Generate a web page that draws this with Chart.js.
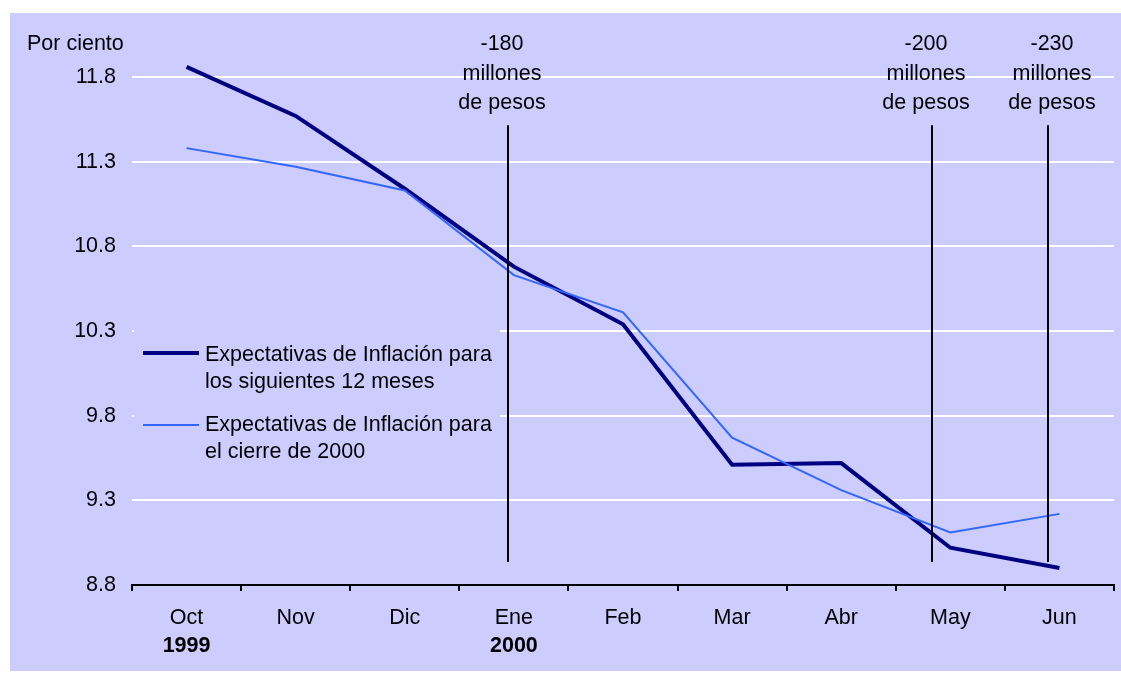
<!DOCTYPE html>
<html><head><meta charset="utf-8">
<script src="https://cdn.jsdelivr.net/npm/chart.js@4.4.0/dist/chart.umd.min.js"></script>
<style>html,body{margin:0;padding:0;background:#fff;}canvas{display:block;}</style>
</head><body>
<canvas id="c" width="1121" height="673"></canvas>
<script>
// ---- data ----
const categories = ['Oct','Nov','Dic','Ene','Feb','Mar','Abr','May','Jun'];
const yearLabels = ['1999','','','2000','','','','',''];
const expect12m = [11.86,11.57,11.14,10.68,10.34,9.51,9.52,9.02,8.90];
const expectCierre2000 = [11.38,11.27,11.13,10.63,10.41,9.67,9.36,9.11,9.22];
const label12m = ['Expectativas de Inflación para','los siguientes 12 meses'];
const labelCierre = ['Expectativas de Inflación para','el cierre de 2000'];
const yTicks = [8.8,9.3,9.8,10.3,10.8,11.3,11.8];
const yAxisTitle = 'Por ciento';
const annotationCats = ['Ene','May','Jun'];
const annotationShift = [-0.054,-0.168,-0.105];
const annotationTexts = [['-180','millones','de pesos'],['-200','millones','de pesos'],['-230','millones','de pesos']];

const FONT = '"Liberation Sans", Arial, sans-serif';
const FS = 21.5;
const BG = '#CCCCFF';

const decor = {
  id: 'decor',
  beforeDraw(chart) {
    const c = chart.ctx;
    c.save();
    c.fillStyle = '#fff'; c.fillRect(0, 0, chart.width, chart.height);
    c.fillStyle = BG; c.fillRect(10, 13, chart.width - 10, 658);
    c.restore();
  },
  beforeDatasetsDraw(chart) {
    const c = chart.ctx;
    c.save();
    // legend box hides gridlines
    c.fillStyle = BG; c.fillRect(134, 322, 366, 148);
    const ds = chart.data.datasets;
    const rows = [[353, 355.5, 382], [425, 425.5, 452.5]];
    ds.forEach((d, i) => {
      const r = rows[i];
      c.strokeStyle = d.borderColor; c.lineWidth = d.borderWidth; c.lineCap = 'butt';
      c.beginPath(); c.moveTo(143, r[0]); c.lineTo(199, r[0]); c.stroke();
      c.fillStyle = '#000'; c.font = FS + 'px ' + FONT; c.textAlign = 'left'; c.textBaseline = 'middle';
      c.fillText(d.label[0], 205, r[1]);
      c.fillText(d.label[1], 205, r[2]);
    });
    c.restore();
  },
  afterDatasetsDraw(chart) {
    const c = chart.ctx, x = chart.scales.x, y = chart.scales.y;
    c.save();
    const dxs = [-6, -6, 4];
    annotationCats.forEach((cat, i) => {
      const px = Math.round(x.getPixelForValue(categories.indexOf(cat) + annotationShift[i]));
      c.strokeStyle = '#000'; c.lineWidth = 2;
      c.beginPath(); c.moveTo(px, y.getPixelForValue(11.515)); c.lineTo(px, y.getPixelForValue(8.936)); c.stroke();
      c.fillStyle = '#000'; c.font = FS + 'px ' + FONT; c.textAlign = 'center'; c.textBaseline = 'middle';
      annotationTexts[i].forEach((t, k) => c.fillText(t, px + dxs[i], 44.5 + k * 29.3));
    });
    c.restore();
  },
  afterDraw(chart) {
    const c = chart.ctx, x = chart.scales.x;
    c.save();
    c.fillStyle = '#000'; c.textBaseline = 'middle';
    c.font = FS + 'px ' + FONT; c.textAlign = 'left';
    c.fillText(yAxisTitle, 27, 44);
    c.font = 'bold ' + FS + 'px ' + FONT; c.textAlign = 'center';
    yearLabels.forEach((t, i) => { if (t) c.fillText(t, x.getPixelForValue(i), 646.5); });
    c.restore();
  }
};

new Chart(document.getElementById('c'), {
  type: 'line',
  data: {
    labels: categories,
    datasets: [
      { label: label12m, data: expect12m, borderColor: '#000080', borderWidth: 4, order: 1 },
      { label: labelCierre, data: expectCierre2000, borderColor: '#3366FF', borderWidth: 2, order: 0 }
    ]
  },
  options: {
    responsive: false,
    animation: false,
    devicePixelRatio: 1,
    layout: { padding: { left: 0, top: 77, right: 7, bottom: 0 } },
    elements: { point: { radius: 0 }, line: { tension: 0, fill: false, borderJoinStyle: 'miter' } },
    datasets: { line: { clip: false } },
    plugins: { legend: { display: false }, tooltip: { enabled: false } },
    scales: {
      x: {
        type: 'category',
        offset: true,
        grid: { offset: true, drawOnChartArea: false, drawTicks: true, tickLength: 6, color: '#000', lineWidth: 2 },
        border: { display: true, color: '#000', width: 2 },
        ticks: { color: '#000', font: { family: FONT, size: FS }, padding: 14, maxRotation: 0, autoSkip: false },
        afterFit(s) { s.height = 88; }
      },
      y: {
        min: 8.8, max: 11.8,
        afterBuildTicks(s) { s.ticks = yTicks.map(v => ({ value: v })); },
        grid: { drawTicks: false, lineWidth: 2, color: ctx => (ctx.tick && ctx.tick.value === yTicks[0]) ? 'rgba(0,0,0,0)' : '#ffffff' },
        border: { display: false },
        ticks: { color: '#000', font: { family: FONT, size: FS }, padding: 16, callback: v => Number(v).toFixed(1) },
        afterFit(s) { s.width = 132; }
      }
    }
  },
  plugins: [decor]
});
</script>
</body></html>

....................

• Short task:
Copy each line exactly, and leave the pictures out of your copy.

• Reply:
Generate a web page that draws this with Chart.js.
<!DOCTYPE html>
<html><head><meta charset="utf-8">
<script src="https://cdn.jsdelivr.net/npm/chart.js@4.4.0/dist/chart.umd.min.js"></script>
<style>html,body{margin:0;padding:0;background:#fff;}canvas{display:block;}</style>
</head><body>
<canvas id="c" width="1121" height="673"></canvas>
<script>
// ---- data ----
const categories = ['Oct','Nov','Dic','Ene','Feb','Mar','Abr','May','Jun'];
const yearLabels = ['1999','','','2000','','','','',''];
const expect12m = [11.86,11.57,11.14,10.68,10.34,9.51,9.52,9.02,8.90];
const expectCierre2000 = [11.38,11.27,11.13,10.63,10.41,9.67,9.36,9.11,9.22];
const label12m = ['Expectativas de Inflación para','los siguientes 12 meses'];
const labelCierre = ['Expectativas de Inflación para','el cierre de 2000'];
const yTicks = [8.8,9.3,9.8,10.3,10.8,11.3,11.8];
const yAxisTitle = 'Por ciento';
const annotationCats = ['Ene','May','Jun'];
const annotationShift = [-0.054,-0.168,-0.105];
const annotationTexts = [['-180','millones','de pesos'],['-200','millones','de pesos'],['-230','millones','de pesos']];

const FONT = '"Liberation Sans", Arial, sans-serif';
const FS = 21.5;
const BG = '#CCCCFF';

const decor = {
  id: 'decor',
  beforeDraw(chart) {
    const c = chart.ctx;
    c.save();
    c.fillStyle = '#fff'; c.fillRect(0, 0, chart.width, chart.height);
    c.fillStyle = BG; c.fillRect(10, 13, chart.width - 10, 658);
    c.restore();
  },
  beforeDatasetsDraw(chart) {
    const c = chart.ctx;
    c.save();
    // legend box hides gridlines
    c.fillStyle = BG; c.fillRect(134, 322, 366, 148);
    const ds = chart.data.datasets;
    const rows = [[353, 355.5, 382], [425, 425.5, 452.5]];
    ds.forEach((d, i) => {
      const r = rows[i];
      c.strokeStyle = d.borderColor; c.lineWidth = d.borderWidth; c.lineCap = 'butt';
      c.beginPath(); c.moveTo(143, r[0]); c.lineTo(199, r[0]); c.stroke();
      c.fillStyle = '#000'; c.font = FS + 'px ' + FONT; c.textAlign = 'left'; c.textBaseline = 'middle';
      c.fillText(d.label[0], 205, r[1]);
      c.fillText(d.label[1], 205, r[2]);
    });
    c.restore();
  },
  afterDatasetsDraw(chart) {
    const c = chart.ctx, x = chart.scales.x, y = chart.scales.y;
    c.save();
    const dxs = [-6, -6, 4];
    annotationCats.forEach((cat, i) => {
      const px = Math.round(x.getPixelForValue(categories.indexOf(cat) + annotationShift[i]));
      c.strokeStyle = '#000'; c.lineWidth = 2;
      c.beginPath(); c.moveTo(px, y.getPixelForValue(11.515)); c.lineTo(px, y.getPixelForValue(8.936)); c.stroke();
      c.fillStyle = '#000'; c.font = FS + 'px ' + FONT; c.textAlign = 'center'; c.textBaseline = 'middle';
      annotationTexts[i].forEach((t, k) => c.fillText(t, px + dxs[i], 44.5 + k * 29.3));
    });
    c.restore();
  },
  afterDraw(chart) {
    const c = chart.ctx, x = chart.scales.x;
    c.save();
    c.fillStyle = '#000'; c.textBaseline = 'middle';
    c.font = FS + 'px ' + FONT; c.textAlign = 'left';
    c.fillText(yAxisTitle, 27, 44);
    c.font = 'bold ' + FS + 'px ' + FONT; c.textAlign = 'center';
    yearLabels.forEach((t, i) => { if (t) c.fillText(t, x.getPixelForValue(i), 646.5); });
    c.restore();
  }
};

new Chart(document.getElementById('c'), {
  type: 'line',
  data: {
    labels: categories,
    datasets: [
      { label: label12m, data: expect12m, borderColor: '#000080', borderWidth: 4, order: 1 },
      { label: labelCierre, data: expectCierre2000, borderColor: '#3366FF', borderWidth: 2, order: 0 }
    ]
  },
  options: {
    responsive: false,
    animation: false,
    devicePixelRatio: 1,
    layout: { padding: { left: 0, top: 77, right: 7, bottom: 0 } },
    elements: { point: { radius: 0 }, line: { tension: 0, fill: false, borderJoinStyle: 'miter' } },
    datasets: { line: { clip: false } },
    plugins: { legend: { display: false }, tooltip: { enabled: false } },
    scales: {
      x: {
        type: 'category',
        offset: true,
        grid: { offset: true, drawOnChartArea: false, drawTicks: true, tickLength: 6, color: '#000', lineWidth: 2 },
        border: { display: true, color: '#000', width: 2 },
        ticks: { color: '#000', font: { family: FONT, size: FS }, padding: 14, maxRotation: 0, autoSkip: false },
        afterFit(s) { s.height = 88; }
      },
      y: {
        min: 8.8, max: 11.8,
        afterBuildTicks(s) { s.ticks = yTicks.map(v => ({ value: v })); },
        grid: { drawTicks: false, lineWidth: 2, color: ctx => (ctx.tick && ctx.tick.value === yTicks[0]) ? 'rgba(0,0,0,0)' : '#ffffff' },
        border: { display: false },
        ticks: { color: '#000', font: { family: FONT, size: FS }, padding: 16, callback: v => Number(v).toFixed(1) },
        afterFit(s) { s.width = 132; }
      }
    }
  },
  plugins: [decor]
});
</script>
</body></html>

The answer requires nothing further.